Moynaq, Uzbekistan

The day is spent driving north toward Moynaq. At one time, this was a major shipping port of the Aral Sea. Over the last 40 years, diverted rivers and expanded water consumption have shrunk the sea. Rusty ships sit in the desert, awaiting the sea’s improbable return.

There’s nary a security guard or cop, so we climb across the barges’ and boats’ jagged hulks and look around.

Afterward, local kids direct us to their favorite restaurant. It’s an unmarked blue bunker. The screen door is locked. We knock. “Hello?” I say hopefully.

No answer.

As we walk away, a lady opens the door a crack. She motions for us to come in, and we enter a dark warren lit by whatever sunlight dribbles in from between the dark slats of the walls. We’re seated at a long table—right beside the local police force, happily slurping up bowls of noodle soup.

Our meal choice is simple: black or green tea and noodle soup served cool with pickled spicy cucumbers. It’s an instant restorative. The dark brown broth is lamb-based, interspersed with thin noodles that are almost like vermicelli.

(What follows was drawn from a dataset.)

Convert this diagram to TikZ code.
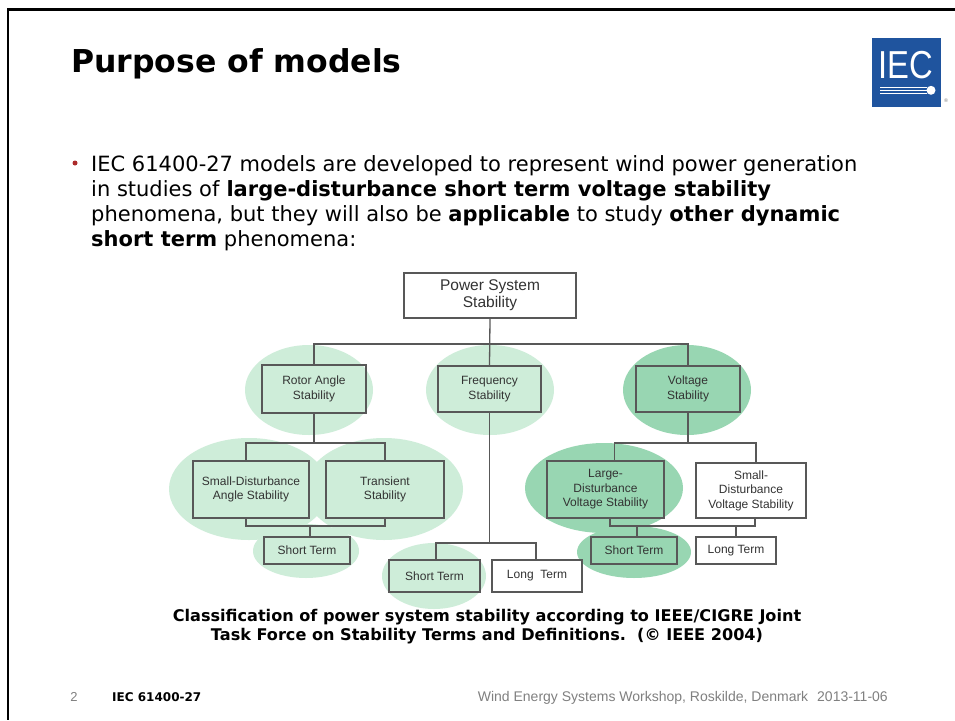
\documentclass[tikz,border=0pt]{standalone}
\usepackage{fontspec}
\usepackage{graphicx}
\setmainfont{DejaVu Sans}
\newfontfamily\diagfont{Liberation Sans}
\usetikzlibrary{positioning}

\definecolor{iecblue}{RGB}{31,84,158}
\definecolor{palegreen}{RGB}{206,237,217}
\definecolor{deepgreen}{RGB}{152,214,178}
\definecolor{boxgray}{RGB}{88,88,88}
\definecolor{bulletred}{RGB}{172,42,42}

\begin{document}
\begin{tikzpicture}[
        x=1pt, y=-1pt,
        box/.style={
            draw=boxgray, line width=1.3pt, align=center,
            font=\diagfont\fontsize{12}{14.5}\selectfont,
            text=black!80, inner sep=0pt
        },
        link/.style={draw=boxgray, line width=1.3pt},
        blob/.style={fill=palegreen},
        hotblob/.style={fill=deepgreen}
      ]
        \useasboundingbox[fill=white] (0,0) rectangle (955,720);
        % slide frame
        \draw[line width=3pt] (8,9.5) -- (955,9.5);
        \draw[line width=2pt] (8,8) -- (8,720);

        % heading and bullet text
        \node[anchor=base west, inner sep=0, font=\bfseries\fontsize{31.5}{36}\selectfont] (title) at (71,72) {Purpose of models};
        \node[circle, fill=bulletred, inner sep=0, minimum size=5pt] (dot) at (75,163) {};
        \node[anchor=base west, inner sep=0, align=left, font=\fontsize{21}{25}\selectfont] (body) at (91,246)
          {IEC 61400-27 models are developed to represent wind power generation\\
           in studies of \textbf{large-disturbance short term voltage stability}\\
           phenomena, but they will also be \textbf{applicable} to study \textbf{other dynamic}\\
           \textbf{short term} phenomena:};

        % IEC logo
        \node[fill=iecblue, minimum width=69pt, minimum height=69pt, inner sep=0] (logo) at (906.5,72.5) {};
        \node[text=white, inner sep=0, anchor=base, font=\diagfont\fontsize{39}{39}\selectfont] (logotext) at (906,78) {\scalebox{0.84}[1]{IEC}};
        \foreach \ly in {87,90.3,93.6}
          \draw[white, line width=0.8pt] (880,\ly) -- (927,\ly);
        \node[circle, fill=white, inner sep=0, minimum size=9pt] (logodot) at (931,90.3) {};
        \node[text=gray, inner sep=0, font=\fontsize{5}{5}\selectfont] (logoreg) at (946,101) {\textregistered};

        % shaded areas
        \fill[blob] (309,390) ellipse [x radius=64pt, y radius=45pt];
        \fill[blob] (490,390) ellipse [x radius=64pt, y radius=45pt];
        \fill[blob] (249,489) ellipse [x radius=80pt, y radius=51pt];
        \fill[blob] (384,489) ellipse [x radius=79pt, y radius=51pt];
        \fill[blob] (306,551) ellipse [x radius=53pt, y radius=27pt];
        \fill[blob] (434,576) ellipse [x radius=52pt, y radius=33pt];
        \fill[hotblob] (687,390) ellipse [x radius=64pt, y radius=45pt];
        \fill[hotblob] (604,488) ellipse [x radius=79pt, y radius=45pt];
        \fill[hotblob] (634,552) ellipse [x radius=57pt, y radius=26pt];

        % classification boxes
        \node[box, minimum width=172pt, minimum height=45pt, font=\diagfont\fontsize{15.5}{17}\selectfont] (pss) at (490,295.5) {Power System\\Stability};
        \node[box, minimum width=104pt, minimum height=48pt] (ras) at (314,389) {Rotor Angle\\Stability};
        \node[box, minimum width=103pt, minimum height=46pt] (fs) at (489.5,389) {Frequency\\Stability};
        \node[box, minimum width=104pt, minimum height=46pt] (vs) at (688,389) {Voltage\\Stability};
        \node[box, minimum width=116pt, minimum height=57pt] (sdas) at (251,489.5) {Small-Disturbance\\Angle Stability};
        \node[box, minimum width=118pt, minimum height=57pt] (ts) at (385,489.5) {Transient\\Stability};
        \node[box, minimum width=86pt, minimum height=27pt] (st1) at (307,550.5) {Short Term};
        \node[box, minimum width=91pt, minimum height=32pt] (st2) at (434.5,576) {Short Term};
        \node[box, minimum width=90pt, minimum height=32pt] (lt2) at (537,576) {Long\ \ Term};
        \node[box, minimum width=117pt, minimum height=57pt] (ldvs) at (605.5,489.5) {Large-\\Disturbance\\Voltage Stability};
        \node[box, minimum width=110pt, minimum height=55pt] (sdvs) at (751,490.5) {Small-\\Disturbance\\Voltage Stability};
        \node[box, minimum width=86pt, minimum height=27pt] (st3) at (634,550.5) {Short Term};
        \node[box, minimum width=80pt, minimum height=27pt] (lt3) at (736,550.5) {Long Term};

        % connectors
        \coordinate (bus0) at (490,344);
        \coordinate (bus1) at (314,443);
        \coordinate (bus2) at (0,526);
        \coordinate (bus3) at (489.5,543);
        \coordinate (bus4) at (688,443);
        \draw[link] (pss.south) -- (fs.north);
        \draw[link] (ras.north) |- (bus0) -| (vs.north);
        \draw[link] (ras.south) -- (bus1);
        \draw[link] ([xshift=-5pt]sdas.north) |- (bus1) -| (ts.north);
        \draw[link] ([xshift=-5pt]sdas.south) |- (ts.south |- bus2) -- (ts.south);
        \draw[link] ([xshift=3pt]st1.north) -- ([xshift=3pt]st1.north |- bus2);
        \draw[link] (fs.south) -- (bus3);
        \draw[link] ([xshift=1.5pt]st2.north) |- (bus3) -| ([xshift=-1pt]lt2.north);
        \draw[link] (vs.south) -- (bus4);
        \draw[link] ([xshift=9pt]ldvs.north) |- (bus4) -| ([xshift=5pt]sdvs.north);
        \draw[link] ([xshift=4.5pt]ldvs.south) |- ([xshift=4pt]sdvs.south |- bus2) -- ([xshift=4pt]sdvs.south);
        \draw[link] ([xshift=3pt]st3.north) -- ([xshift=3pt]st3.north |- bus2);
        \draw[link] (lt3.north) -- (lt3.north |- bus2);

        % caption and footer
        \node[align=center, inner sep=0, font=\bfseries\fontsize{16.1}{19}\selectfont] (caption) at (487,627)
          {Classification of power system stability according to IEEE/CIGRE Joint\\
           Task Force on Stability Terms and Definitions.\ \ (\textcopyright{} IEEE 2004)};
        \node[anchor=base, inner sep=0, text=gray, font=\diagfont\fontsize{13}{14}\selectfont] (pageno) at (74,701) {2};
        \node[anchor=base west, inner sep=0, font=\bfseries\fontsize{12}{14}\selectfont] (foottag) at (112,701) {IEC 61400-27};
        \node[anchor=base east, inner sep=0, text=gray, font=\diagfont\fontsize{14}{16}\selectfont] (footinfo) at (888,701)
          {Wind Energy Systems Workshop, Roskilde, Denmark\hspace{9pt}2013-11-06};
      \end{tikzpicture}
\end{document}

“I could go swimming in this soup and be happy,” says Bugs Meany’s Denwood. It’s very hot outside, and the soup is refreshing.

After we pay, the policemen call us over. They don’t want to check our documents; instead, they want us to drink vodka with them.

“But we’re driving,” Mims says, miming driving a car.

They wave off his protest and pour him a healthy jigger of vodka.